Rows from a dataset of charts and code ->

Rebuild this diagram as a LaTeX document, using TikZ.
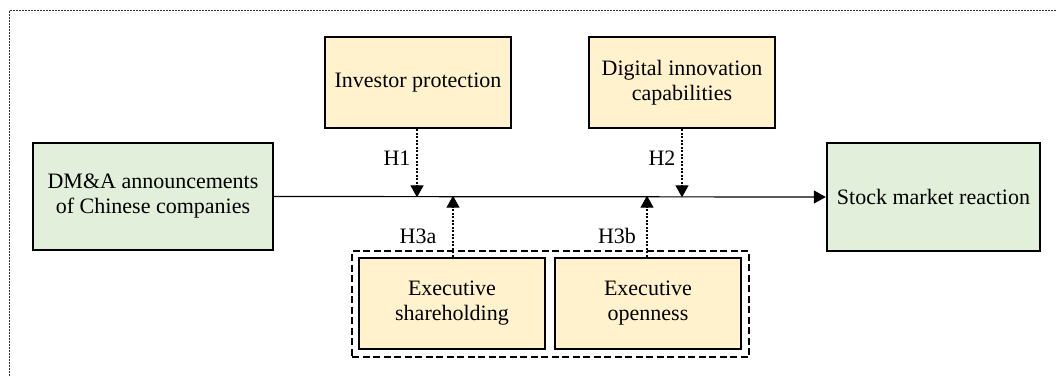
\documentclass[tikz,border=0pt]{standalone}
\usepackage{fontspec}
\setmainfont{Liberation Serif}
\usetikzlibrary{arrows.meta}
\definecolor{boxgreen}{HTML}{E2EFDA}
\definecolor{boxyellow}{HTML}{FFF2CC}
\tikzset{
  x=1pt, y=-1pt,
  every node/.style={font=\fontsize{22}{25}\selectfont},
  varbox/.style={draw=black, line width=2.4pt, align=center, inner sep=0pt},
  greenbox/.style={varbox, fill=boxgreen},
  yellowbox/.style={varbox, fill=boxyellow},
  mainarrow/.style={line width=1.2pt, -{Triangle[width=13pt,length=12pt]}},
  modarrow/.style={line width=1.3pt, dash pattern=on 2pt off 1.5pt, -{Triangle[width=13pt,length=12pt]}},
  hlabel/.style={inner sep=0pt}
}
\begin{document}
\begin{tikzpicture}
\useasboundingbox (0,0) rectangle (1057,377);
\clip (0,0) rectangle (1057,377);
% outer dotted frame (extends beyond the picture)
\draw[line width=1pt, dash pattern=on 2pt off 1pt, black!80] (9,11) rectangle (1070,390);

% nodes
\node[greenbox, minimum width=240pt, minimum height=107pt] (dma) at (153,196.5) {DM\&A announcements\\of Chinese companies};
\node[greenbox, minimum width=213pt, minimum height=108pt] (smr) at (933.5,197) {Stock market reaction};
\node[yellowbox, minimum width=186pt, minimum height=91pt] (ip) at (418,82.5) {Investor protection};
\node[yellowbox, minimum width=186pt, minimum height=91pt] (dic) at (682,82.5) {Digital innovation\\capabilities};
\node[yellowbox, minimum width=186pt, minimum height=91pt] (es) at (452,303.5) {Executive\\shareholding};
\node[yellowbox, minimum width=186pt, minimum height=91pt] (eo) at (648,303.5) {Executive\\openness};
\node[draw, line width=1.1pt, dash pattern=on 7pt off 3.5pt, minimum width=397pt, minimum height=106pt, inner sep=0pt] (grp) at (550.5,304) {};

% main relation
\draw[mainarrow] (dma.east) -- (smr.west);

% moderating arrows
\coordinate (h1end) at (ip.south |- dma.east);
\coordinate (h2end) at (dic.south |- dma.east);
\coordinate (h3aend) at ([xshift=1pt]es.north |- dma.east);
\coordinate (h3bend) at ([xshift=-1pt]eo.north |- dma.east);
\draw[modarrow] ([xshift=-1pt]ip.south) -- ([xshift=-1pt,yshift=-0.8pt]h1end);
\draw[modarrow] (dic.south) -- ([yshift=-0.8pt]h2end);
\draw[modarrow] ([xshift=1pt]es.north) -- ([yshift=0.8pt]h3aend);
\draw[modarrow] ([xshift=-1pt]eo.north) -- ([yshift=0.8pt]h3bend);

% labels
\node[hlabel] (l1) at (397,158) {H1};
\node[hlabel] (l2) at (662,158) {H2};
\node[hlabel] (l3a) at (418,236) {H3a};
\node[hlabel] (l3b) at (617,236) {H3b};
\end{tikzpicture}
\end{document}
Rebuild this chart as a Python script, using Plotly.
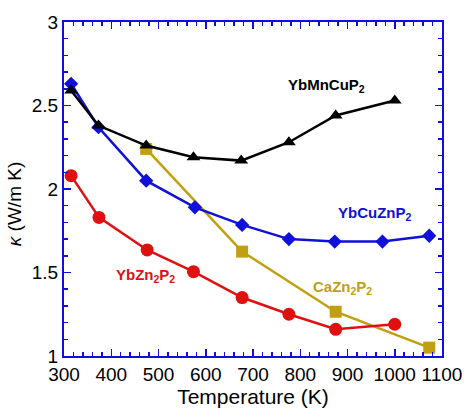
import plotly.graph_objects as go

T_mncu = [315, 373, 474, 574, 675, 776, 875, 1000]
k_mncu = [2.59, 2.38, 2.26, 2.19, 2.17, 2.28, 2.44, 2.53]

T_cuzn = [315, 373, 474, 577, 677, 776, 873, 974, 1073]
k_cuzn = [2.63, 2.37, 2.05, 1.89, 1.785, 1.70, 1.685, 1.685, 1.72]

T_ybzn = [315, 374, 476, 574, 677, 776, 875, 1000]
k_ybzn = [2.08, 1.83, 1.635, 1.505, 1.35, 1.25, 1.16, 1.19]

T_cazn = [474, 677, 875, 1073]
k_cazn = [2.24, 1.625, 1.265, 1.05]

BLUE = "#1010d8"
RED = "#e01010"
GOLD = "#c0a010"
BLACK = "#000000"
FONT = "Arial, Liberation Sans"

fig = go.Figure()
series = [
    (T_cazn, k_cazn, GOLD, "square", 12),
    (T_ybzn, k_ybzn, RED, "circle", 13),
    (T_cuzn, k_cuzn, BLUE, "diamond", 11),
    (T_mncu, k_mncu, BLACK, "triangle-up", 12),
]
for x, y, c, sym, sz in series:
    fig.add_trace(go.Scatter(x=x, y=y, mode="lines+markers",
                             line=dict(color=c, width=2.5),
                             marker=dict(symbol=sym, size=sz, color=c),
                             showlegend=False))

labels = [
    (855, 2.62, "YbMnCuP<sub>2</sub>", BLACK),
    (958, 1.855, "YbCuZnP<sub>2</sub>", BLUE),
    (473, 1.48, "YbZn<sub>2</sub>P<sub>2</sub>", RED),
    (890, 1.41, "CaZn<sub>2</sub>P<sub>2</sub>", GOLD),
]
for x, y, t, c in labels:
    fig.add_annotation(x=x, y=y, text="<b>" + t + "</b>", showarrow=False,
                       font=dict(family=FONT, size=15, color=c))

fig.add_annotation(xref="paper", yref="paper", x=-0.131, y=0.456,
                   xanchor="center", yanchor="middle",
                   text="<i>κ</i> (W/m K)", textangle=-90, showarrow=False,
                   font=dict(family=FONT, size=19, color="black"))

tick_common = dict(ticks="inside", tickcolor=BLUE, tickwidth=1.5, ticklen=7)
minor_x = dict(dtick=20, ticks="inside", ticklen=4, tickcolor=BLUE, tickwidth=1.5)
minor_y = dict(dtick=0.1, ticks="inside", ticklen=4, tickcolor=BLUE, tickwidth=1.5)
axis_common = dict(showgrid=False, zeroline=False, showline=True,
                   linecolor=BLUE, linewidth=2, mirror=True,
                   ticklabeloverflow="allow", **tick_common)

fig.update_layout(
    xaxis=dict(range=[300, 1100], dtick=100, tick0=300, minor=minor_x,
               tickfont=dict(family=FONT, size=19, color="black"),
               title=dict(text="Temperature (K)", font=dict(family=FONT, size=21, color="black"), standoff=6),
               **axis_common),
    yaxis=dict(range=[1, 3], dtick=0.5, tick0=1, minor=minor_y,
               tickfont=dict(family=FONT, size=19, color="black"),
               **axis_common),
    xaxis2=dict(range=[300, 1100], dtick=100, tick0=300, minor=minor_x,
                overlaying="x", side="top", showticklabels=False,
                showgrid=False, zeroline=False, **tick_common),
    yaxis2=dict(range=[1, 3], dtick=0.5, tick0=1, minor=minor_y,
                overlaying="y", side="right", showticklabels=False,
                showgrid=False, zeroline=False, **tick_common),
)
fig.add_trace(go.Scatter(x=[300], y=[1], xaxis="x2", yaxis="y2", mode="markers",
                         marker=dict(opacity=0), showlegend=False, hoverinfo="skip"))

fig.update_layout(width=474, height=417, plot_bgcolor="white", paper_bgcolor="white",
                  margin=dict(l=64, r=22, t=13, b=60), hovermode=False)

fig.write_html("out.html", config={"displayModeBar": False, "staticPlot": True},
               post_script="document.body.style.margin='0';")
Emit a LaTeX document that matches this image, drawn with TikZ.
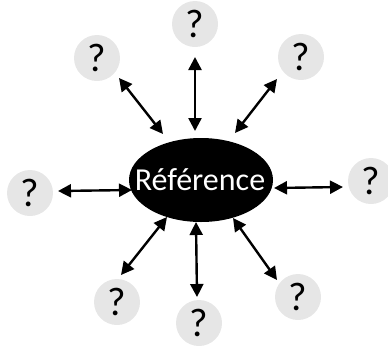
\documentclass[tikz,border=0pt]{standalone}
\usepackage{fontspec}
\setmainfont{Carlito}
\usetikzlibrary{arrows.meta,shapes.geometric}
\definecolor{qgray}{HTML}{E6E6E6}
\tikzset{
  qbox/.style={circle,fill=qgray,minimum size=46pt,inner sep=0pt,font=\fontsize{40}{40}\selectfont},
  refbox/.style={ellipse,fill=black,minimum width=144pt,minimum height=84pt,inner sep=0pt},
  reftext/.style={text=white,inner sep=0pt,font=\fontsize{32}{32}\selectfont},
  link/.style={line width=2.4pt,{Triangle[length=13pt,width=13pt]}-{Triangle[length=13pt,width=13pt]}}
}
\begin{document}
\begin{tikzpicture}[x=1pt,y=-1pt]
\useasboundingbox (0,0) rectangle (388,346);
\clip (0,0) rectangle (388,346);
\node[refbox] (ref) at (201,180) {};
\node[reftext] (reflabel) at (200,180) {Référence};
\node[qbox] (qt) at (195,24) {?};
\node[qbox] (qtl) at (97,58) {?};
\node[qbox] (qtr) at (301,57) {?};
\node[qbox] (ql) at (30,193) {?};
\node[qbox] (qr) at (371,181) {?};
\node[qbox] (qbl) at (117,302) {?};
\node[qbox] (qb) at (199,323) {?};
\node[qbox] (qbr) at (298,297) {?};
% arrow end points
\coordinate (at1) at (195,57);  \coordinate (at2) at (195,131);
\coordinate (atl1) at (119,78); \coordinate (atl2) at (163,134);
\coordinate (atr1) at (277,79); \coordinate (atr2) at (235,133);
\coordinate (al1) at (58,191);  \coordinate (al2) at (132,190);
\coordinate (ar1) at (274,188); \coordinate (ar2) at (343,187);
\coordinate (abl1) at (167,217); \coordinate (abl2) at (121,275);
\coordinate (ab1) at (196,222); \coordinate (ab2) at (197,297);
\coordinate (abr1) at (233,218); \coordinate (abr2) at (277,280);
\draw[link] (at1) -- (at2);
\draw[link] (atl1) -- (atl2);
\draw[link] (atr1) -- (atr2);
\draw[link] (al1) -- (al2);
\draw[link] (ar1) -- (ar2);
\draw[link] (abl1) -- (abl2);
\draw[link] (ab1) -- (ab2);
\draw[link] (abr1) -- (abr2);
\end{tikzpicture}
\end{document}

What you are asked to do ->
In the listing above, find the line containing "Rebuild this chart" and the line containing "1.685, 1.685, 1.72]", then return both of them and every line between, exactly, without pictures.

Reply ->
Rebuild this chart as a Python script, using Plotly.
import plotly.graph_objects as go

T_mncu = [315, 373, 474, 574, 675, 776, 875, 1000]
k_mncu = [2.59, 2.38, 2.26, 2.19, 2.17, 2.28, 2.44, 2.53]

T_cuzn = [315, 373, 474, 577, 677, 776, 873, 974, 1073]
k_cuzn = [2.63, 2.37, 2.05, 1.89, 1.785, 1.70, 1.685, 1.685, 1.72]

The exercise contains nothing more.